**WHAT TO PRODUCE:** Restate exactly the lines that run from the start of the records below to the line containing "3.72, 4.02, 4.45];", counting both ends, and nothing else; pictures stay out.

(Part of a data file)
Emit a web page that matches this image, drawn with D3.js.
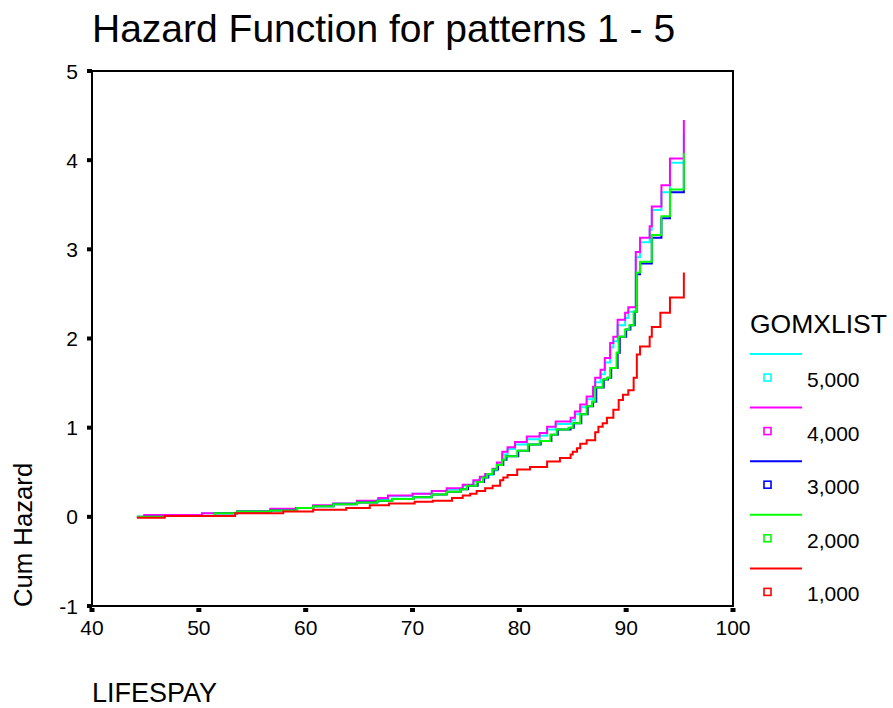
<!DOCTYPE html>
<html><head><meta charset="utf-8">
<script src="https://cdn.jsdelivr.net/npm/d3@7"></script>
<style>
body{margin:0;background:#fff;}
text{font-family:Arial,"Liberation Sans",sans-serif;fill:#000;}
</style></head>
<body><svg id="c" width="893" height="708"></svg>
<script>
const xTicks = [40, 50, 60, 70, 80, 90, 100];
const yTicks = [-1, 0, 1, 2, 3, 4, 5];
const legendLabels = ["5,000", "4,000", "3,000", "2,000", "1,000"];
const seriesColors = ["#00ffff", "#ff00ff", "#0000ff", "#00ff00", "#ff0000"];

const ages5000 = [44.8, 50.3, 53.6, 56.7, 59.1, 60.7, 62.6, 64.8, 66.8, 67.7, 70.0, 71.8, 73.2, 74.7, 75.7, 76.3, 76.8, 77.5, 77.9, 78.4, 78.9, 79.6, 80.7, 81.9, 82.6, 83.4, 84.8, 85.2, 85.7, 86.3, 86.9, 87.1, 87.6, 88.0, 88.5, 88.8, 89.2, 89.9, 90.2, 90.9, 91.3, 92.2, 92.4, 93.3, 94.1, 95.4];
const haz5000 = [0.01, 0.04, 0.06, 0.08, 0.10, 0.12, 0.15, 0.17, 0.20, 0.23, 0.26, 0.29, 0.31, 0.35, 0.40, 0.43, 0.47, 0.52, 0.59, 0.70, 0.76, 0.81, 0.87, 0.91, 0.98, 1.04, 1.08, 1.15, 1.23, 1.32, 1.42, 1.51, 1.60, 1.73, 1.90, 1.97, 2.15, 2.23, 2.30, 2.91, 3.08, 3.22, 3.44, 3.64, 3.97, 4.30];

const ages4000 = [44.8, 50.3, 53.6, 56.7, 59.1, 60.7, 62.6, 64.8, 66.8, 67.7, 70.0, 71.8, 73.2, 74.7, 75.7, 76.3, 76.8, 77.5, 77.9, 78.4, 78.9, 79.6, 80.7, 81.9, 82.6, 83.4, 84.8, 85.2, 85.7, 86.3, 86.9, 87.1, 87.6, 88.0, 88.5, 88.8, 89.2, 89.9, 90.2, 90.9, 91.3, 92.2, 92.4, 93.3, 94.1, 95.4];
const haz4000 = [0.02, 0.04, 0.06, 0.09, 0.10, 0.13, 0.15, 0.18, 0.21, 0.24, 0.26, 0.29, 0.32, 0.36, 0.41, 0.45, 0.48, 0.54, 0.61, 0.73, 0.78, 0.84, 0.90, 0.94, 1.01, 1.07, 1.11, 1.18, 1.26, 1.35, 1.46, 1.56, 1.65, 1.78, 1.95, 2.02, 2.21, 2.29, 2.35, 2.97, 3.13, 3.26, 3.48, 3.72, 4.02, 4.45];

const ages3000 = [44.2, 46.8, 51.5, 53.6, 56.7, 59.2, 60.7, 62.6, 64.8, 66.7, 68.1, 70.1, 71.8, 73.2, 74.5, 75.2, 76.1, 76.7, 77.1, 77.6, 78.0, 78.5, 78.8, 79.9, 80.9, 82.0, 83.0, 83.6, 84.8, 85.1, 85.8, 86.4, 86.9, 87.2, 87.9, 88.3, 88.6, 89.2, 89.4, 90.0, 90.4, 90.8, 91.0, 91.3, 92.4, 93.3, 94.1, 95.4];
const haz3000 = [0.00, 0.01, 0.04, 0.06, 0.07, 0.10, 0.12, 0.14, 0.16, 0.18, 0.20, 0.22, 0.25, 0.28, 0.31, 0.35, 0.39, 0.44, 0.48, 0.53, 0.58, 0.64, 0.68, 0.74, 0.81, 0.85, 0.92, 0.98, 1.00, 1.05, 1.15, 1.24, 1.29, 1.45, 1.54, 1.56, 1.67, 1.84, 2.02, 2.10, 2.15, 2.30, 2.72, 2.84, 3.13, 3.35, 3.64, 4.00];

const ages2000 = [44.2, 46.8, 51.5, 53.6, 56.7, 59.2, 60.7, 62.6, 64.8, 66.7, 68.1, 70.1, 71.8, 73.2, 74.5, 75.1, 76.0, 76.6, 77.0, 77.5, 77.9, 78.4, 78.7, 79.8, 80.8, 81.9, 82.9, 83.5, 84.6, 85.0, 85.7, 86.3, 86.8, 87.1, 87.8, 88.2, 88.5, 89.1, 89.3, 89.9, 90.3, 90.7, 91.0, 91.3, 92.4, 93.3, 94.1, 95.4];
const haz2000 = [0.00, 0.01, 0.04, 0.06, 0.07, 0.10, 0.12, 0.14, 0.16, 0.18, 0.20, 0.22, 0.25, 0.28, 0.31, 0.35, 0.39, 0.44, 0.48, 0.53, 0.58, 0.64, 0.68, 0.74, 0.81, 0.85, 0.92, 0.98, 1.00, 1.05, 1.15, 1.24, 1.29, 1.45, 1.54, 1.56, 1.67, 1.84, 2.02, 2.10, 2.15, 2.30, 2.74, 2.86, 3.16, 3.37, 3.67, 4.08];

const ages1000 = [44.2, 46.8, 53.4, 57.9, 60.7, 63.8, 66.0, 67.8, 70.2, 71.9, 73.7, 74.7, 75.4, 76.0, 76.8, 77.5, 78.2, 78.5, 78.9, 79.8, 81.0, 82.6, 83.8, 84.8, 85.0, 85.4, 85.7, 86.3, 87.1, 87.4, 87.8, 88.2, 88.8, 89.3, 89.7, 90.2, 90.7, 91.0, 91.3, 92.2, 92.4, 93.2, 94.1, 95.4];
const haz1000 = [-0.01, 0.01, 0.04, 0.06, 0.08, 0.10, 0.13, 0.15, 0.17, 0.18, 0.21, 0.24, 0.26, 0.29, 0.32, 0.35, 0.41, 0.44, 0.47, 0.53, 0.56, 0.62, 0.66, 0.70, 0.73, 0.77, 0.82, 0.86, 0.95, 1.01, 1.05, 1.11, 1.20, 1.31, 1.37, 1.42, 1.56, 1.82, 1.91, 2.02, 2.13, 2.29, 2.46, 2.74];

const series = [
  {ages: ages5000, haz: haz5000},
  {ages: ages4000, haz: haz4000},
  {ages: ages3000, haz: haz3000},
  {ages: ages2000, haz: haz2000},
  {ages: ages1000, haz: haz1000}
];

const svg = d3.select("#c");
const L = 92, R = 733, T = 71, B = 606;
const x = d3.scaleLinear().domain([40, 100]).range([L, R]);
const y = d3.scaleLinear().domain([-1, 5]).range([B, T]);

// title
svg.append("text").attr("x", 92).attr("y", 42).style("font-size", "39px").text("Hazard Function for patterns 1 - 5");

// frame
svg.append("rect").attr("x", L).attr("y", T).attr("width", R - L).attr("height", B - T)
  .attr("fill", "none").attr("stroke", "#000").attr("stroke-width", 2);

// tick squares
svg.selectAll(".yt").data(yTicks).enter().append("rect")
  .attr("x", L - 5).attr("y", d => y(d) - 2).attr("width", 5).attr("height", 4).attr("fill", "#000");
svg.selectAll(".xt").data(xTicks).enter().append("rect")
  .attr("x", d => x(d) - 2.5).attr("y", B + 2).attr("width", 5).attr("height", 4).attr("fill", "#000");

// tick labels
svg.selectAll(".yl").data(yTicks).enter().append("text")
  .attr("x", 78).attr("y", d => y(d) + 7.5).attr("text-anchor", "end").style("font-size", "21px").text(d => d);
svg.selectAll(".xl").data(xTicks).enter().append("text")
  .attr("x", d => x(d)).attr("y", 635).attr("text-anchor", "middle").style("font-size", "21px").text(d => d);

// axis titles
svg.append("text").attr("transform", "translate(32,607) rotate(-90)").style("font-size", "25.7px").text("Cum Hazard");
svg.append("text").attr("x", 92).attr("y", 702).style("font-size", "27px").text("LIFESPAY");

// lines
const line = d3.line().x(d => x(d[0])).y(d => y(d[1])).curve(d3.curveStepAfter);
series.forEach((s, i) => {
  const pts = s.ages.map((a, j) => [a, s.haz[j]]);
  svg.append("path").attr("d", line(pts)).attr("fill", "none")
    .attr("stroke", seriesColors[i]).attr("stroke-width", 2);
});

// legend
svg.append("text").attr("x", 750).attr("y", 333).style("font-size", "26.5px").text("GOMXLIST");
const lg = svg.selectAll(".lg").data(legendLabels).enter().append("g")
  .attr("transform", (d, i) => `translate(0,${354 + i * 53.6})`);
lg.append("line").attr("x1", 750).attr("x2", 802).attr("y1", 0).attr("y2", 0)
  .attr("stroke", (d, i) => seriesColors[i]).attr("stroke-width", 2);
lg.append("rect").attr("x", 764).attr("y", 20).attr("width", 7).attr("height", 7)
  .attr("fill", "none").attr("stroke", (d, i) => seriesColors[i]).attr("stroke-width", 1.6);
lg.append("text").attr("x", 807).attr("y", 33).style("font-size", "21px").text(d => d);
</script>
</body></html>
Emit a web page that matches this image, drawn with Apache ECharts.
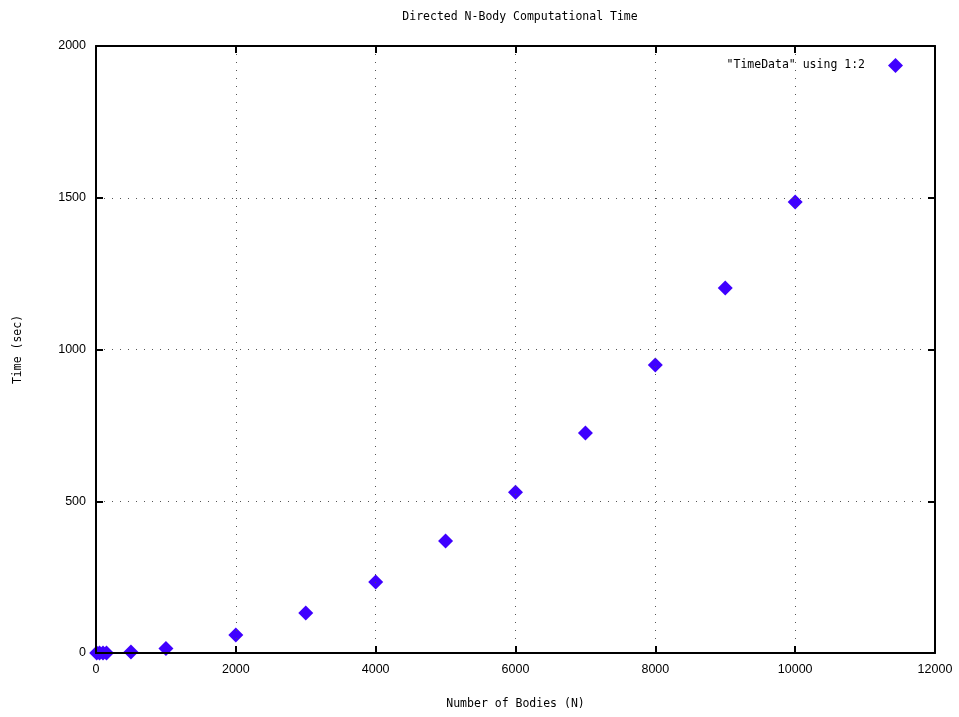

**RESPONSE:**
Emit a web page that matches this image, drawn with D3.js.
<!DOCTYPE html>
<html><head><meta charset="utf-8">
<script src="https://cdn.jsdelivr.net/npm/d3@7"></script>
<style>
body{margin:0;background:#fff;}
text{font-family:Arial,"Liberation Sans",sans-serif;fill:#000;}
</style></head>
<body><svg id="c" width="893" height="708"></svg>
<script>
const xTicks = [40, 50, 60, 70, 80, 90, 100];
const yTicks = [-1, 0, 1, 2, 3, 4, 5];
const legendLabels = ["5,000", "4,000", "3,000", "2,000", "1,000"];
const seriesColors = ["#00ffff", "#ff00ff", "#0000ff", "#00ff00", "#ff0000"];

const ages5000 = [44.8, 50.3, 53.6, 56.7, 59.1, 60.7, 62.6, 64.8, 66.8, 67.7, 70.0, 71.8, 73.2, 74.7, 75.7, 76.3, 76.8, 77.5, 77.9, 78.4, 78.9, 79.6, 80.7, 81.9, 82.6, 83.4, 84.8, 85.2, 85.7, 86.3, 86.9, 87.1, 87.6, 88.0, 88.5, 88.8, 89.2, 89.9, 90.2, 90.9, 91.3, 92.2, 92.4, 93.3, 94.1, 95.4];
const haz5000 = [0.01, 0.04, 0.06, 0.08, 0.10, 0.12, 0.15, 0.17, 0.20, 0.23, 0.26, 0.29, 0.31, 0.35, 0.40, 0.43, 0.47, 0.52, 0.59, 0.70, 0.76, 0.81, 0.87, 0.91, 0.98, 1.04, 1.08, 1.15, 1.23, 1.32, 1.42, 1.51, 1.60, 1.73, 1.90, 1.97, 2.15, 2.23, 2.30, 2.91, 3.08, 3.22, 3.44, 3.64, 3.97, 4.30];

const ages4000 = [44.8, 50.3, 53.6, 56.7, 59.1, 60.7, 62.6, 64.8, 66.8, 67.7, 70.0, 71.8, 73.2, 74.7, 75.7, 76.3, 76.8, 77.5, 77.9, 78.4, 78.9, 79.6, 80.7, 81.9, 82.6, 83.4, 84.8, 85.2, 85.7, 86.3, 86.9, 87.1, 87.6, 88.0, 88.5, 88.8, 89.2, 89.9, 90.2, 90.9, 91.3, 92.2, 92.4, 93.3, 94.1, 95.4];
const haz4000 = [0.02, 0.04, 0.06, 0.09, 0.10, 0.13, 0.15, 0.18, 0.21, 0.24, 0.26, 0.29, 0.32, 0.36, 0.41, 0.45, 0.48, 0.54, 0.61, 0.73, 0.78, 0.84, 0.90, 0.94, 1.01, 1.07, 1.11, 1.18, 1.26, 1.35, 1.46, 1.56, 1.65, 1.78, 1.95, 2.02, 2.21, 2.29, 2.35, 2.97, 3.13, 3.26, 3.48, 3.72, 4.02, 4.45];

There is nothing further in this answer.